» Your task
Leave out any pictures and transcribe all other data below exactly.

» Dataset excerpt
** Begin **

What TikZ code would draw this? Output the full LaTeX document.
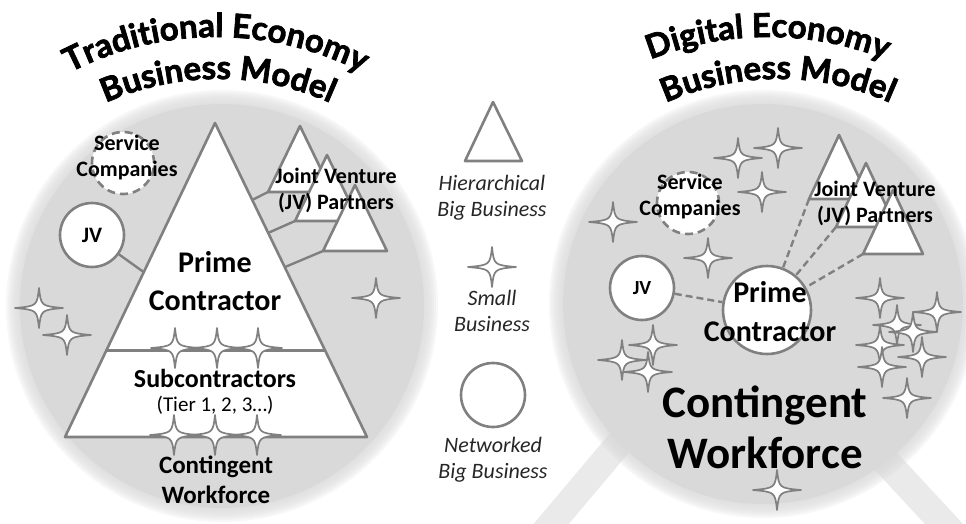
\documentclass[tikz,border=0pt]{standalone}
\usepackage{fontspec}
\setmainfont{Carlito}
\newfontfamily\titlefont{Lato}[BoldFeatures={FakeBold=2.2}]
\usetikzlibrary{calc,decorations.text}

\definecolor{discgray}{RGB}{217,217,217}
\definecolor{leggray}{RGB}{234,234,234}
\definecolor{edgegray}{RGB}{128,128,128}

\tikzset{
  shape line/.style={draw=edgegray, line width=2.6pt, fill=white, line join=round},
  link line/.style={draw=edgegray, line width=2.4pt},
  dash link/.style={link line, dash pattern=on 7pt off 4pt},
  jv circle/.style={circle, shape line, minimum size=64pt, inner sep=0pt},
  svc circle/.style={jv circle, minimum size=62pt, dash pattern=on 8pt off 5pt},
  label text/.style={font=\bfseries\fontsize{22}{26}\selectfont, align=center},
  legend text/.style={font=\itshape\fontsize{22}{26}\selectfont, text=black!85, align=center},
  title arc/.style={decorate, decoration={text along path, text align=center,
    text={|\titlefont\bfseries\fontsize{33}{33}\selectfont|#1}}},
  sparkle/.pic={
    \filldraw[draw=edgegray, fill=white, line width=1.7pt, line join=round]
      (24,0) .. controls (2,2) .. (0,20) .. controls (-2,2) .. (-24,0)
      .. controls (-2,-2) .. (0,-20) .. controls (2,-2) .. cycle;
  }
}

\begin{document}
\begin{tikzpicture}[x=1pt, y=-1pt]
  \useasboundingbox (0,0) rectangle (966,523);

  % stand under the right disc
  \draw[leggray, line width=27pt] (711,334) -- (520,561);
  \draw[leggray, line width=28pt] (754,319) -- (981,564);

  % the two discs, soft edge
  \coordinate (cL) at (222,306);
  \coordinate (cR) at (763,304);
  \fill[discgray] (cL) circle[radius=202];
  \fill[discgray] (cR) circle[radius=200];
  \foreach \k in {0,...,7} {
    \fill[discgray, opacity=0.2] (cL) circle[radius=202+2*\k];
    \fill[discgray, opacity=0.2] (cR) circle[radius=200+2*\k];
  }

  % titles
  \path[title arc={Traditional Economy}] (216,355) ++(-140:318) arc[start angle=-140, end angle=-40, radius=318];
  \path[title arc={Business Model}] (218,355) ++(-140:276) arc[start angle=-140, end angle=-40, radius=276];
  \path[title arc={Digital Economy}] (768,355) ++(-140:318) arc[start angle=-140, end angle=-40, radius=318];
  \path[title arc={Business Model}] (778,355) ++(-140:276) arc[start angle=-140, end angle=-40, radius=276];

  % ---- traditional economy ----
  \coordinate (pcTop) at (215,123);
  \coordinate (pcBL) at (65,437);
  \coordinate (pcBR) at (367,437);

  \node[svc circle] (svcL) at (123,163) {};
  \node[jv circle, label text] (jvL) at (92,235) {JV};
  \draw[link line] (jvL) -- ($(pcTop)!0.475!(pcBL)$);

  \foreach \n/\x/\y in {1/300/126, 2/327/155, 3/355/185} {
    \draw[shape line] (\x,\y) -- ++(32,66) -- ++(-64,0) -- cycle;
    \coordinate (jvl\n) at ($(\x,\y)+(-32,66)$);
  }
  \draw[link line] ($(pcTop)!0.245!(pcBR)$) -- (jvl1);
  \draw[link line] ($(pcTop)!0.35!(pcBR)$) -- (jvl2);
  \draw[link line] ($(pcTop)!0.459!(pcBR)$) -- (jvl3);

  \draw[shape line] (pcTop) -- (pcBR) -- (pcBL) -- cycle;
  \draw[link line] ($(pcTop)!0.725!(pcBL)$) -- ($(pcTop)!0.725!(pcBR)$);

  \foreach \p in {(39,308), (67,335), (376,298), (175,348), (217,348), (258,348),
                  (174,435), (215,435), (257,435)}
    \pic at \p {sparkle};

  \node[label text] (svcLtext) at (127,158) {Service\\Companies};
  \node[label text] (jvLtext) at (336,190) {Joint Venture\\(JV) Partners};
  \node[font=\bfseries\fontsize{30}{38}\selectfont, align=center] (primeL) at (215,281) {Prime\\Contractor};
  \node[font=\bfseries\fontsize{26}{30}\selectfont] (subL) at (215,378) {Subcontractors};
  \node[font=\fontsize{21}{24}\selectfont] (tierL) at (215,405) {(Tier 1, 2, 3…)};
  \node[font=\bfseries\fontsize{25}{30}\selectfont, align=center] (cwL) at (216,480) {Contingent\\Workforce};

  % ---- legend ----
  \coordinate (hbTop) at (493,102);
  \draw[shape line] (hbTop) -- (522,161) -- (465,161) -- cycle;
  \node[legend text] (hbText) at (492,198) {Hierarchical\\Big Business};
  \pic at (492,267) {sparkle};
  \node[legend text] (sbText) at (492,311) {Small\\Business};
  \node[jv circle] (nbIcon) at (493,395) {};
  \node[legend text] (nbText) at (493,460) {Networked\\Big Business};

  % ---- digital economy ----
  \node[svc circle] (svcR) at (688,203) {};
  \foreach \n/\x/\y in {1/839/135, 2/866/163, 3/893/190} {
    \draw[shape line] (\x,\y) -- ++(30,64) -- ++(-60,0) -- cycle;
    \coordinate (jvr\n) at ($(\x,\y)+(-30,64)$);
  }
  \node[circle, shape line, minimum size=88pt, inner sep=0pt] (primeR) at (767,310) {};
  \node[jv circle, label text, font=\bfseries\fontsize{20}{24}\selectfont] (jvR) at (642,288) {JV};
  \draw[dash link] (jvR) -- (primeR);
  \draw[dash link] (jvr1) -- (primeR);
  \draw[dash link] (jvr2) -- (primeR);
  \draw[dash link] (jvr3) -- (primeR);

  \foreach \p in {(738,158), (778,148), (762,192), (613,222), (708,258),
                  (622,360), (653,345), (648,372), (880,298), (897,325),
                  (913,332), (937,312), (880,345), (882,367), (922,357),
                  (907,398), (777,490)}
    \pic at \p {sparkle};

  \node[label text] (svcRtext) at (690,197) {Service\\Companies};
  \node[label text] (jvRtext) at (875,203) {Joint Venture\\(JV) Partners};
  \node[font=\bfseries\fontsize{30}{39}\selectfont, align=center] (primeRtext) at (770,312) {Prime\\Contractor};
  \node[font=\bfseries\fontsize{45}{51}\selectfont, align=center] (cwR) at (765,427) {Contingent\\Workforce};
\end{tikzpicture}
\end{document}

** End **

» Answer for the task
What TikZ code would draw this? Output the full LaTeX document.
\documentclass[tikz,border=0pt]{standalone}
\usepackage{fontspec}
\setmainfont{Carlito}
\newfontfamily\titlefont{Lato}[BoldFeatures={FakeBold=2.2}]
\usetikzlibrary{calc,decorations.text}

\definecolor{discgray}{RGB}{217,217,217}
\definecolor{leggray}{RGB}{234,234,234}
\definecolor{edgegray}{RGB}{128,128,128}

\tikzset{
  shape line/.style={draw=edgegray, line width=2.6pt, fill=white, line join=round},
  link line/.style={draw=edgegray, line width=2.4pt},
  dash link/.style={link line, dash pattern=on 7pt off 4pt},
  jv circle/.style={circle, shape line, minimum size=64pt, inner sep=0pt},
  svc circle/.style={jv circle, minimum size=62pt, dash pattern=on 8pt off 5pt},
  label text/.style={font=\bfseries\fontsize{22}{26}\selectfont, align=center},
  legend text/.style={font=\itshape\fontsize{22}{26}\selectfont, text=black!85, align=center},
  title arc/.style={decorate, decoration={text along path, text align=center,
    text={|\titlefont\bfseries\fontsize{33}{33}\selectfont|#1}}},
  sparkle/.pic={
    \filldraw[draw=edgegray, fill=white, line width=1.7pt, line join=round]
      (24,0) .. controls (2,2) .. (0,20) .. controls (-2,2) .. (-24,0)
      .. controls (-2,-2) .. (0,-20) .. controls (2,-2) .. cycle;
  }
}

\begin{document}
\begin{tikzpicture}[x=1pt, y=-1pt]
  \useasboundingbox (0,0) rectangle (966,523);

  % stand under the right disc
  \draw[leggray, line width=27pt] (711,334) -- (520,561);
  \draw[leggray, line width=28pt] (754,319) -- (981,564);

  % the two discs, soft edge
  \coordinate (cL) at (222,306);
  \coordinate (cR) at (763,304);
  \fill[discgray] (cL) circle[radius=202];
  \fill[discgray] (cR) circle[radius=200];
  \foreach \k in {0,...,7} {
    \fill[discgray, opacity=0.2] (cL) circle[radius=202+2*\k];
    \fill[discgray, opacity=0.2] (cR) circle[radius=200+2*\k];
  }

  % titles
  \path[title arc={Traditional Economy}] (216,355) ++(-140:318) arc[start angle=-140, end angle=-40, radius=318];
  \path[title arc={Business Model}] (218,355) ++(-140:276) arc[start angle=-140, end angle=-40, radius=276];
  \path[title arc={Digital Economy}] (768,355) ++(-140:318) arc[start angle=-140, end angle=-40, radius=318];
  \path[title arc={Business Model}] (778,355) ++(-140:276) arc[start angle=-140, end angle=-40, radius=276];

  % ---- traditional economy ----
  \coordinate (pcTop) at (215,123);
  \coordinate (pcBL) at (65,437);
  \coordinate (pcBR) at (367,437);

  \node[svc circle] (svcL) at (123,163) {};
  \node[jv circle, label text] (jvL) at (92,235) {JV};
  \draw[link line] (jvL) -- ($(pcTop)!0.475!(pcBL)$);

  \foreach \n/\x/\y in {1/300/126, 2/327/155, 3/355/185} {
    \draw[shape line] (\x,\y) -- ++(32,66) -- ++(-64,0) -- cycle;
    \coordinate (jvl\n) at ($(\x,\y)+(-32,66)$);
  }
  \draw[link line] ($(pcTop)!0.245!(pcBR)$) -- (jvl1);
  \draw[link line] ($(pcTop)!0.35!(pcBR)$) -- (jvl2);
  \draw[link line] ($(pcTop)!0.459!(pcBR)$) -- (jvl3);

  \draw[shape line] (pcTop) -- (pcBR) -- (pcBL) -- cycle;
  \draw[link line] ($(pcTop)!0.725!(pcBL)$) -- ($(pcTop)!0.725!(pcBR)$);

  \foreach \p in {(39,308), (67,335), (376,298), (175,348), (217,348), (258,348),
                  (174,435), (215,435), (257,435)}
    \pic at \p {sparkle};

  \node[label text] (svcLtext) at (127,158) {Service\\Companies};
  \node[label text] (jvLtext) at (336,190) {Joint Venture\\(JV) Partners};
  \node[font=\bfseries\fontsize{30}{38}\selectfont, align=center] (primeL) at (215,281) {Prime\\Contractor};
  \node[font=\bfseries\fontsize{26}{30}\selectfont] (subL) at (215,378) {Subcontractors};
  \node[font=\fontsize{21}{24}\selectfont] (tierL) at (215,405) {(Tier 1, 2, 3…)};
  \node[font=\bfseries\fontsize{25}{30}\selectfont, align=center] (cwL) at (216,480) {Contingent\\Workforce};

  % ---- legend ----
  \coordinate (hbTop) at (493,102);
  \draw[shape line] (hbTop) -- (522,161) -- (465,161) -- cycle;
  \node[legend text] (hbText) at (492,198) {Hierarchical\\Big Business};
  \pic at (492,267) {sparkle};
  \node[legend text] (sbText) at (492,311) {Small\\Business};
  \node[jv circle] (nbIcon) at (493,395) {};
  \node[legend text] (nbText) at (493,460) {Networked\\Big Business};

  % ---- digital economy ----
  \node[svc circle] (svcR) at (688,203) {};
  \foreach \n/\x/\y in {1/839/135, 2/866/163, 3/893/190} {
    \draw[shape line] (\x,\y) -- ++(30,64) -- ++(-60,0) -- cycle;
    \coordinate (jvr\n) at ($(\x,\y)+(-30,64)$);
  }
  \node[circle, shape line, minimum size=88pt, inner sep=0pt] (primeR) at (767,310) {};
  \node[jv circle, label text, font=\bfseries\fontsize{20}{24}\selectfont] (jvR) at (642,288) {JV};
  \draw[dash link] (jvR) -- (primeR);
  \draw[dash link] (jvr1) -- (primeR);
  \draw[dash link] (jvr2) -- (primeR);
  \draw[dash link] (jvr3) -- (primeR);

  \foreach \p in {(738,158), (778,148), (762,192), (613,222), (708,258),
                  (622,360), (653,345), (648,372), (880,298), (897,325),
                  (913,332), (937,312), (880,345), (882,367), (922,357),
                  (907,398), (777,490)}
    \pic at \p {sparkle};

  \node[label text] (svcRtext) at (690,197) {Service\\Companies};
  \node[label text] (jvRtext) at (875,203) {Joint Venture\\(JV) Partners};
  \node[font=\bfseries\fontsize{30}{39}\selectfont, align=center] (primeRtext) at (770,312) {Prime\\Contractor};
  \node[font=\bfseries\fontsize{45}{51}\selectfont, align=center] (cwR) at (765,427) {Contingent\\Workforce};
\end{tikzpicture}
\end{document}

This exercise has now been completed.